NHS Confederation says lack of staff in areas such as emergency departments will put ‘patient care in a precarious position’, but RCN says pressure on nurses cannot continue
Photo of nurse protesting for more pay, illustrating story about imminent nurses's strike

NHS Confederation says lack of staff in areas such as emergency departments will put ‘patient care in a precarious position’, but RCN says pressure on nurses cannot continue

Photo of nurse protesting for more pay, illustrating story about imminent nurses's strike
Picture: Alamy

Safe care for patients in life-critical situations cannot be guaranteed during the nurses’ strike, NHS leaders have warned.

NHS Confederation has urged the RCN to bring in exemptions to the walkout, such as nurses still providing emergency department cover, to avoid patient care being compromised.

Strike also includes staff from intensive care units and cancer care

Members of the RCN in England are due to walk out from 8pm on 30 April to 8pm on 2 May after rejecting the government’s latest pay offer.

However, the strike on 2 May remains subject to a High Court legal challenge from the government and could be called off.

For the first time nurses will take to picket lines with no derogations, meaning the participants will also include nursing staff working in emergency departments, intensive care units, cancer care and other units previously exempt from strike action.

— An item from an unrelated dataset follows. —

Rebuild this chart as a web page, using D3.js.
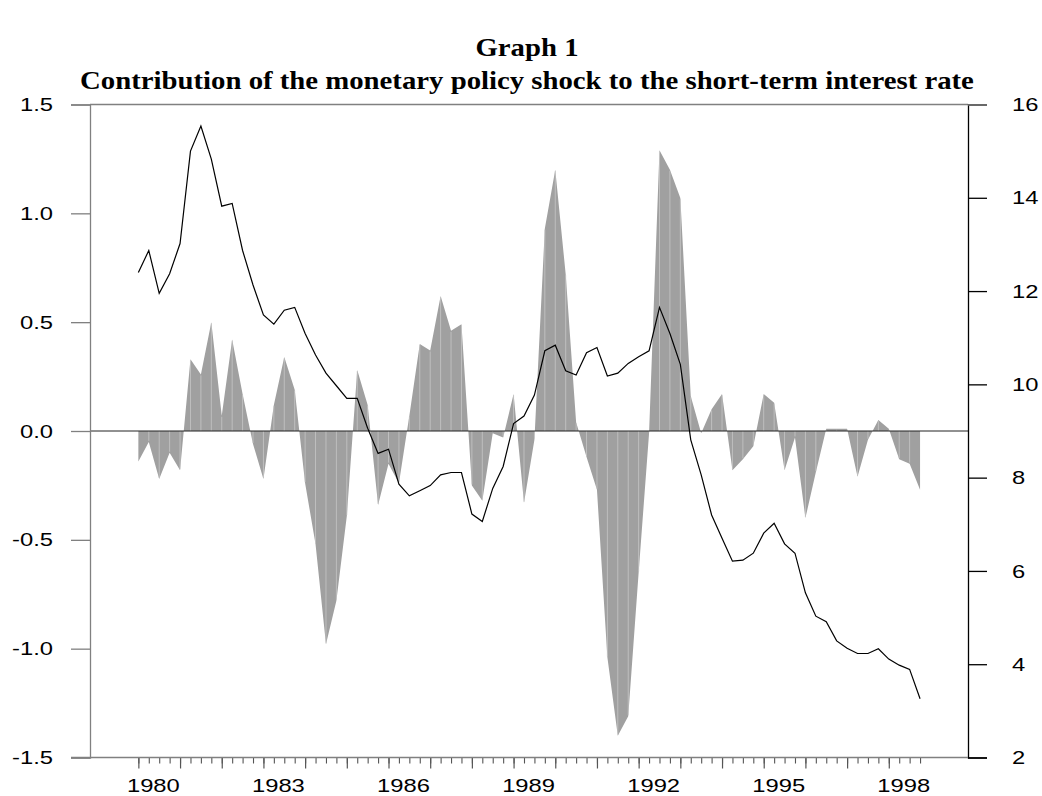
<!DOCTYPE html>
<html>
<head>
<meta charset="utf-8">
<script src="https://cdn.jsdelivr.net/npm/d3@7"></script>
<style>
  body { margin: 0; background: #fff; }
  svg { display: block; }
</style>
</head>
<body>
<div id="wrapper"></div>
<script>
// quarterly data, 1980Q1 .. 1998Q4
const startYear = 1980
const titleLines = ["Graph 1", "Contribution of the monetary policy shock to the short-term interest rate"]

// contribution of the shock (left axis, grey area)
const shock = [-0.14, -0.05, -0.22, -0.10, -0.18, 0.33, 0.26, 0.50, 0.07, 0.42,
               0.17, -0.06, -0.22, 0.12, 0.34, 0.19, -0.24, -0.52, -0.98, -0.78,
               -0.39, 0.28, 0.12, -0.34, -0.15, -0.24, 0.07, 0.40, 0.37, 0.62,
               0.46, 0.49, -0.25, -0.32, -0.01, -0.03, 0.17, -0.33, -0.04, 0.93,
               1.20, 0.72, 0.04, -0.12, -0.27, -1.04, -1.40, -1.31, -0.65, -0.01,
               1.29, 1.20, 1.07, 0.16, -0.01, 0.10, 0.17, -0.18, -0.13, -0.07,
               0.17, 0.13, -0.18, -0.03, -0.40, -0.19, 0.01, 0.01, 0.01, -0.21,
               -0.04, 0.05, 0.01, -0.13, -0.15, -0.27]

// short-term interest rate (right axis, black line)
const rate = [12.40, 12.87, 11.95, 12.37, 13.02, 15.00, 15.54, 14.83, 13.82, 13.88,
              12.87, 12.13, 11.49, 11.29, 11.59, 11.65, 11.09, 10.63, 10.24, 9.97,
              9.70, 9.70, 9.06, 8.52, 8.61, 7.86, 7.61, 7.72, 7.83, 8.06,
              8.11, 8.11, 7.22, 7.06, 7.77, 8.24, 9.16, 9.32, 9.77, 10.72,
              10.84, 10.29, 10.20, 10.68, 10.79, 10.18, 10.24, 10.45, 10.59, 10.72,
              11.65, 11.09, 10.43, 8.81, 8.06, 7.20, 6.70, 6.21, 6.23, 6.38,
              6.81, 7.02, 6.58, 6.38, 5.53, 5.03, 4.91, 4.50, 4.34, 4.23,
              4.23, 4.33, 4.11, 3.98, 3.89, 3.26]

const leftTicks = [-1.5, -1.0, -0.5, 0.0, 0.5, 1.0, 1.5]
const rightTicks = [2, 4, 6, 8, 10, 12, 14, 16]
const yearLabels = [1980, 1983, 1986, 1989, 1992, 1995, 1998]

const W = 1042, H = 796
const plot = {left: 90, right: 968, top: 104.5, bottom: 757.5}
const sansFont = "Liberation Sans, Arial, sans-serif"
const stretch = 1.25   // the glyphs of the original are wider than Arial

const svg = d3.select("#wrapper").append("svg")
    .attr("width", W).attr("height", H)

// widen a text selection horizontally, keeping its anchor
function widen(sel, k) {
    sel.each(function() {
        const w = this.getComputedTextLength()
        d3.select(this).attr("textLength", w * k).attr("lengthAdjust", "spacingAndGlyphs")
    })
}

const data = shock.map((s, i) => ({t: startYear + i / 4, s: s, r: rate[i]}))

const x = d3.scaleLinear().domain([1978.84, 1999.9]).range([plot.left, plot.right])
const yL = d3.scaleLinear().domain([-1.5, 1.5]).range([plot.bottom, plot.top])
const yR = d3.scaleLinear().domain([2, 16]).range([plot.bottom, plot.top])

// title
svg.selectAll(".title")
    .data(titleLines)
    .enter().append("text")
    .attr("class", "title")
    .attr("x", 527)
    .attr("y", (d, i) => i == 0 ? 56 : 89)
    .attr("text-anchor", "middle")
    .attr("font-family", "Liberation Serif, Times New Roman, serif")
    .attr("font-weight", "bold")
    .attr("font-size", 25)
    .text(d => d)
widen(svg.selectAll(".title"), 1.15)

// grey area
const area = d3.area()
    .x(d => x(d.t))
    .y0(yL(0))
    .y1(d => yL(d.s))
svg.append("path")
    .datum(data)
    .attr("d", area)
    .attr("fill", "#a0a0a0")

// light seams at each quarter
svg.selectAll(".seam")
    .data(data.slice(1, -1))
    .enter().append("line")
    .attr("x1", d => x(d.t)).attr("x2", d => x(d.t))
    .attr("y1", yL(0))
    .attr("y2", d => yL(d.s) + (d.s > 0 ? 1 : -1))
    .attr("stroke", "#c6c6c6")
    .attr("stroke-width", 0.8)

// zero line
svg.append("line")
    .attr("x1", plot.left).attr("x2", plot.right)
    .attr("y1", yL(0)).attr("y2", yL(0))
    .attr("stroke", "#222").attr("stroke-width", 1)

// interest rate line
const line = d3.line().x(d => x(d.t)).y(d => yR(d.r))
svg.append("path")
    .datum(data)
    .attr("d", line)
    .attr("fill", "none")
    .attr("stroke", "#000")
    .attr("stroke-width", 1.2)

// frame: top and left grey, right black
svg.append("line")
    .attr("x1", plot.left).attr("x2", plot.right)
    .attr("y1", plot.top).attr("y2", plot.top)
    .attr("stroke", "#808080").attr("stroke-width", 1.3)

// left axis
const leftAxis = svg.append("g")
    .attr("transform", `translate(${plot.left},0)`)
    .call(d3.axisLeft(yL).tickValues(leftTicks).tickSize(19).tickPadding(18)
        .tickFormat(d => d.toFixed(1)))
leftAxis.select(".domain").attr("stroke", "#808080").attr("stroke-width", 1.3)
leftAxis.selectAll(".tick line").attr("stroke", "#808080").attr("stroke-width", 1.3)
leftAxis.selectAll(".tick text")
    .attr("font-family", sansFont)
    .attr("font-size", 19).attr("fill", "#000")
widen(leftAxis.selectAll(".tick text"), stretch)

// right axis
const rightAxis = svg.append("g")
    .attr("transform", `translate(${plot.right},0)`)
    .call(d3.axisRight(yR).tickValues(rightTicks).tickSize(19).tickPadding(25)
        .tickFormat(d3.format("d")))
rightAxis.select(".domain").attr("stroke", "#000").attr("stroke-width", 1.3)
rightAxis.selectAll(".tick line").attr("stroke", (d) => d == 16 ? "#808080" : "#000").attr("stroke-width", 1.3)
rightAxis.selectAll(".tick text")
    .attr("font-family", sansFont)
    .attr("font-size", 19).attr("fill", "#000")
widen(rightAxis.selectAll(".tick text"), stretch)

// bottom axis: quarterly minor ticks, yearly major ticks
const quarterTicks = data.map(d => d.t)
const yearTicks = d3.range(startYear, startYear + rate.length / 4)
const minorAxis = svg.append("g")
    .attr("transform", `translate(0,${plot.bottom})`)
    .call(d3.axisBottom(x).tickValues(quarterTicks).tickSize(6).tickFormat(""))
minorAxis.select(".domain").remove()
minorAxis.selectAll(".tick line").attr("stroke", "#555").attr("stroke-width", 1.1)

const majorAxis = svg.append("g")
    .attr("transform", `translate(0,${plot.bottom})`)
    .call(d3.axisBottom(x).tickValues(yearTicks).tickSize(11).tickFormat(""))
majorAxis.select(".domain").remove()
majorAxis.selectAll(".tick line").attr("stroke", "#555").attr("stroke-width", 1.2)

svg.append("line")
    .attr("x1", plot.left - 19).attr("x2", plot.right)
    .attr("y1", plot.bottom).attr("y2", plot.bottom)
    .attr("stroke", "#808080").attr("stroke-width", 1.3)

svg.selectAll(".yearlabel")
    .data(yearLabels)
    .enter().append("text")
    .attr("class", "yearlabel")
    .attr("x", d => x(d) + 15)
    .attr("y", 792)
    .attr("text-anchor", "middle")
    .attr("font-family", sansFont)
    .attr("font-size", 19)
    .text(d => d)
widen(svg.selectAll(".yearlabel"), stretch)
</script>
</body>
</html>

But NHS Confederation says the decision to remove derogations means not even ‘life and limb’ cover will be provided.

Hospital wards may become overwhelmed, say NHS leaders

NHS Confederation chief executive Matthew Taylor said: ‘While NHS leaders understand why the RCN is intensifying its stance on industrial action, they fear the absence of any exemptions to its planned strikes will put patient care in a precarious position.

‘This is particularly the case for patients who will need emergency and intensive care. NHS leaders are worried that this action could lead to hospital wards becoming overwhelmed during the strike days and could even put some people off from seeking the care they need.’

‘Nurses have been left with no option,’ says college

The RCN reiterated that NHS employers are responsible for maintaining safe staffing levels during a strike period, adding that there are ‘exceptional’ circumstances where it would call a strike off in a particular hospital.

‘Nurses are constantly having to ‘make do’ with too little staff or not enough beds for people. This level of pressure can’t go on any longer,’ a college spokesperson said.

‘Nurses have been left with no option because this government won’t listen – you cannot say they are too valuable to strike but not valuable enough to pay fairly. NHS leaders should be concerned by the health secretary spending time and money dragging nurses through the courts, instead of negotiating with us and finding a resolution to this dispute.’